Pictures within the data are to be left out; everything else must be reproduced exactly.

== Stored data ==
--
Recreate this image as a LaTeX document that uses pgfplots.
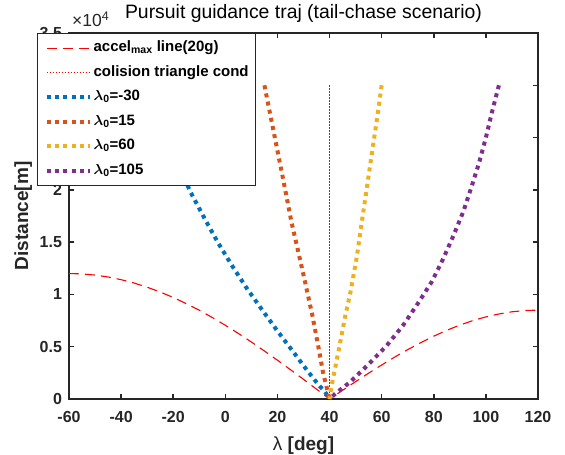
\documentclass[border=0pt]{standalone}
\usepackage{fontspec}
\setmainfont{Liberation Sans}
\usepackage{amsmath}
\usepackage{pgfplots}
\pgfplotsset{compat=1.18}
\definecolor{mblue}{rgb}{0,0.447,0.741}
\definecolor{morange}{rgb}{0.85,0.325,0.098}
\definecolor{myellow}{rgb}{0.929,0.694,0.125}
\definecolor{mpurple}{rgb}{0.494,0.184,0.556}
\definecolor{axgray}{rgb}{0.15,0.15,0.15}
\definecolor{mred}{rgb}{1,0,0}
\begin{document}
\begin{tikzpicture}
\begin{axis}[
  name=ax,
  scale only axis, width=469pt, height=366pt,
  at={(0,0)}, anchor=south west,
  xmin=-60, xmax=120, ymin=0, ymax=3.5,
  xtick={-60,-40,-20,0,20,40,60,80,100,120},
  ytick={0,0.5,1,1.5,2,2.5,3,3.5},
  tick align=inside, major tick length=5pt,
  axis line style={line width=1.5pt, axgray},
  every tick/.style={line width=1.5pt, axgray},
  ticklabel style={font=\fontsize{16}{16}\selectfont\bfseries, text=axgray},
  xticklabel style={yshift=-8.5pt},
  yticklabel style={xshift=-3.5pt},
  /pgf/number format/assume math mode=true,
  title={Pursuit guidance traj (tail-chase scenario)},
  title style={font=\fontsize{19.4}{19.4}\selectfont, text=black, anchor=base, at={(axis description cs:0.5,1)}, yshift=9pt},
  xlabel={{\mdseries λ} [deg]},
  ylabel={Distance[m]},
  xlabel style={font=\fontsize{19}{19}\selectfont\bfseries, text=axgray, at={(axis description cs:0.5,-0.1284)}, anchor=center},
  ylabel style={font=\fontsize{19}{19}\selectfont\bfseries, text=axgray, at={(axis description cs:-0.0974,0.5)}, anchor=center},
  legend style={at={(axis description cs:-0.0682,1)}, anchor=north west,
    draw=axgray, line width=1.2pt, fill=white,
    inner xsep=7pt, inner ysep=7pt, row sep=9.5pt, column sep=2pt,
    font=\fontsize{15}{15}\selectfont\bfseries,
    nodes={inner sep=0pt, text height=11pt, text depth=4pt},
    cells={anchor=west}},
  legend image code/.code={\draw[#1] (0pt,0pt) -- (43pt,0pt);},
]
\addplot[draw=mred, line width=1.1pt, dash pattern=on 10pt off 6pt] coordinates {
(-60,1.200) (-55,1.196) (-50,1.185) (-45,1.167) (-40,1.141) (-35,1.109) (-30,1.069)
(-25,1.023) (-20,0.971) (-15,0.912) (-10,0.849) (-5,0.779) (0,0.705) (5,0.627)
(10,0.545) (15,0.459) (20,0.371) (25,0.280) (30,0.188) (35,0.094) (40,0)
(45,0.083) (50,0.166) (55,0.247) (60,0.325) (65,0.401) (70,0.472) (75,0.539)
(80,0.601) (85,0.657) (90,0.707) (95,0.750) (100,0.785) (105,0.813) (110,0.834)
(115,0.846) (120,0.850)};
\addlegendentry{accel\textsubscript{max} line(20g)}
\addplot[draw=mred, line width=1.2pt, dash pattern=on 1.5pt off 1.5pt] coordinates {(40,0) (40,3.0)};
\addlegendentry{colision triangle cond}
\addplot[draw=mblue, line width=4pt, dash pattern=on 4pt off 4.3pt] coordinates {
(-30,3.0) (-25,2.68) (-20,2.37) (-13.6,1.99) (-7.4,1.70) (-2.7,1.49) (2.7,1.27)
(8.2,1.06) (13.9,0.86) (19.7,0.66) (25.8,0.46) (31.8,0.26) (35.8,0.134) (38.2,0.07) (40,0)};
\addlegendentry{$\boldsymbol{\lambda}$\textsubscript{0}=-30}
\addplot[draw=morange, line width=4pt, dash pattern=on 4pt off 4.3pt] coordinates {
(15,3.0) (18.6,2.55) (22.2,2.10) (25.4,1.69) (27.7,1.44) (30.6,1.12) (33.4,0.80)
(35.7,0.50) (37.6,0.24) (38.9,0.11) (40,0)};
\addlegendentry{$\boldsymbol{\lambda}$\textsubscript{0}=15}
\addplot[draw=myellow, line width=4pt, dash pattern=on 4pt off 4.3pt] coordinates {
(60,3.0) (58.1,2.66) (56.2,2.34) (54.2,2.00) (52.3,1.68) (50.4,1.35) (48.1,1.03)
(45.9,0.78) (44.0,0.53) (42.1,0.29) (40.8,0.13) (40,0)};
\addlegendentry{$\boldsymbol{\lambda}$\textsubscript{0}=60}
\addplot[draw=mpurple, line width=4pt, dash pattern=on 4pt off 4.3pt] coordinates {
(105,3.0) (102.4,2.75) (100.0,2.50) (97.4,2.26) (94.5,2.03) (91.3,1.79) (87.5,1.56)
(83.6,1.34) (79.2,1.12) (73.8,0.91) (68.1,0.70) (61.9,0.51) (54.9,0.33) (47.8,0.16)
(42.4,0.055) (40,0)};
\addlegendentry{$\boldsymbol{\lambda}$\textsubscript{0}=105}
\end{axis}
\node[anchor=base west, font=\fontsize{17.5}{17.5}\selectfont, text=axgray, inner sep=0pt]
  at ([xshift=3pt,yshift=6pt]ax.north west) {×10\raisebox{6.5pt}{\fontsize{12.5}{12.5}\selectfont 4}};
\pgfresetboundingbox
\path[use as bounding box] ([xshift=-69pt,yshift=-56pt]ax.south west) rectangle ([xshift=27pt,yshift=33pt]ax.north east);
\end{tikzpicture}
\end{document}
--
== Result of the exercise ==
Recreate this image as a LaTeX document that uses pgfplots.
\documentclass[border=0pt]{standalone}
\usepackage{fontspec}
\setmainfont{Liberation Sans}
\usepackage{amsmath}
\usepackage{pgfplots}
\pgfplotsset{compat=1.18}
\definecolor{mblue}{rgb}{0,0.447,0.741}
\definecolor{morange}{rgb}{0.85,0.325,0.098}
\definecolor{myellow}{rgb}{0.929,0.694,0.125}
\definecolor{mpurple}{rgb}{0.494,0.184,0.556}
\definecolor{axgray}{rgb}{0.15,0.15,0.15}
\definecolor{mred}{rgb}{1,0,0}
\begin{document}
\begin{tikzpicture}
\begin{axis}[
  name=ax,
  scale only axis, width=469pt, height=366pt,
  at={(0,0)}, anchor=south west,
  xmin=-60, xmax=120, ymin=0, ymax=3.5,
  xtick={-60,-40,-20,0,20,40,60,80,100,120},
  ytick={0,0.5,1,1.5,2,2.5,3,3.5},
  tick align=inside, major tick length=5pt,
  axis line style={line width=1.5pt, axgray},
  every tick/.style={line width=1.5pt, axgray},
  ticklabel style={font=\fontsize{16}{16}\selectfont\bfseries, text=axgray},
  xticklabel style={yshift=-8.5pt},
  yticklabel style={xshift=-3.5pt},
  /pgf/number format/assume math mode=true,
  title={Pursuit guidance traj (tail-chase scenario)},
  title style={font=\fontsize{19.4}{19.4}\selectfont, text=black, anchor=base, at={(axis description cs:0.5,1)}, yshift=9pt},
  xlabel={{\mdseries λ} [deg]},
  ylabel={Distance[m]},
  xlabel style={font=\fontsize{19}{19}\selectfont\bfseries, text=axgray, at={(axis description cs:0.5,-0.1284)}, anchor=center},
  ylabel style={font=\fontsize{19}{19}\selectfont\bfseries, text=axgray, at={(axis description cs:-0.0974,0.5)}, anchor=center},
  legend style={at={(axis description cs:-0.0682,1)}, anchor=north west,
    draw=axgray, line width=1.2pt, fill=white,
    inner xsep=7pt, inner ysep=7pt, row sep=9.5pt, column sep=2pt,
    font=\fontsize{15}{15}\selectfont\bfseries,
    nodes={inner sep=0pt, text height=11pt, text depth=4pt},
    cells={anchor=west}},
  legend image code/.code={\draw[#1] (0pt,0pt) -- (43pt,0pt);},
]
\addplot[draw=mred, line width=1.1pt, dash pattern=on 10pt off 6pt] coordinates {
(-60,1.200) (-55,1.196) (-50,1.185) (-45,1.167) (-40,1.141) (-35,1.109) (-30,1.069)
(-25,1.023) (-20,0.971) (-15,0.912) (-10,0.849) (-5,0.779) (0,0.705) (5,0.627)
(10,0.545) (15,0.459) (20,0.371) (25,0.280) (30,0.188) (35,0.094) (40,0)
(45,0.083) (50,0.166) (55,0.247) (60,0.325) (65,0.401) (70,0.472) (75,0.539)
(80,0.601) (85,0.657) (90,0.707) (95,0.750) (100,0.785) (105,0.813) (110,0.834)
(115,0.846) (120,0.850)};
\addlegendentry{accel\textsubscript{max} line(20g)}
\addplot[draw=mred, line width=1.2pt, dash pattern=on 1.5pt off 1.5pt] coordinates {(40,0) (40,3.0)};
\addlegendentry{colision triangle cond}
\addplot[draw=mblue, line width=4pt, dash pattern=on 4pt off 4.3pt] coordinates {
(-30,3.0) (-25,2.68) (-20,2.37) (-13.6,1.99) (-7.4,1.70) (-2.7,1.49) (2.7,1.27)
(8.2,1.06) (13.9,0.86) (19.7,0.66) (25.8,0.46) (31.8,0.26) (35.8,0.134) (38.2,0.07) (40,0)};
\addlegendentry{$\boldsymbol{\lambda}$\textsubscript{0}=-30}
\addplot[draw=morange, line width=4pt, dash pattern=on 4pt off 4.3pt] coordinates {
(15,3.0) (18.6,2.55) (22.2,2.10) (25.4,1.69) (27.7,1.44) (30.6,1.12) (33.4,0.80)
(35.7,0.50) (37.6,0.24) (38.9,0.11) (40,0)};
\addlegendentry{$\boldsymbol{\lambda}$\textsubscript{0}=15}
\addplot[draw=myellow, line width=4pt, dash pattern=on 4pt off 4.3pt] coordinates {
(60,3.0) (58.1,2.66) (56.2,2.34) (54.2,2.00) (52.3,1.68) (50.4,1.35) (48.1,1.03)
(45.9,0.78) (44.0,0.53) (42.1,0.29) (40.8,0.13) (40,0)};
\addlegendentry{$\boldsymbol{\lambda}$\textsubscript{0}=60}
\addplot[draw=mpurple, line width=4pt, dash pattern=on 4pt off 4.3pt] coordinates {
(105,3.0) (102.4,2.75) (100.0,2.50) (97.4,2.26) (94.5,2.03) (91.3,1.79) (87.5,1.56)
(83.6,1.34) (79.2,1.12) (73.8,0.91) (68.1,0.70) (61.9,0.51) (54.9,0.33) (47.8,0.16)
(42.4,0.055) (40,0)};
\addlegendentry{$\boldsymbol{\lambda}$\textsubscript{0}=105}
\end{axis}
\node[anchor=base west, font=\fontsize{17.5}{17.5}\selectfont, text=axgray, inner sep=0pt]
  at ([xshift=3pt,yshift=6pt]ax.north west) {×10\raisebox{6.5pt}{\fontsize{12.5}{12.5}\selectfont 4}};
\pgfresetboundingbox
\path[use as bounding box] ([xshift=-69pt,yshift=-56pt]ax.south west) rectangle ([xshift=27pt,yshift=33pt]ax.north east);
\end{tikzpicture}
\end{document}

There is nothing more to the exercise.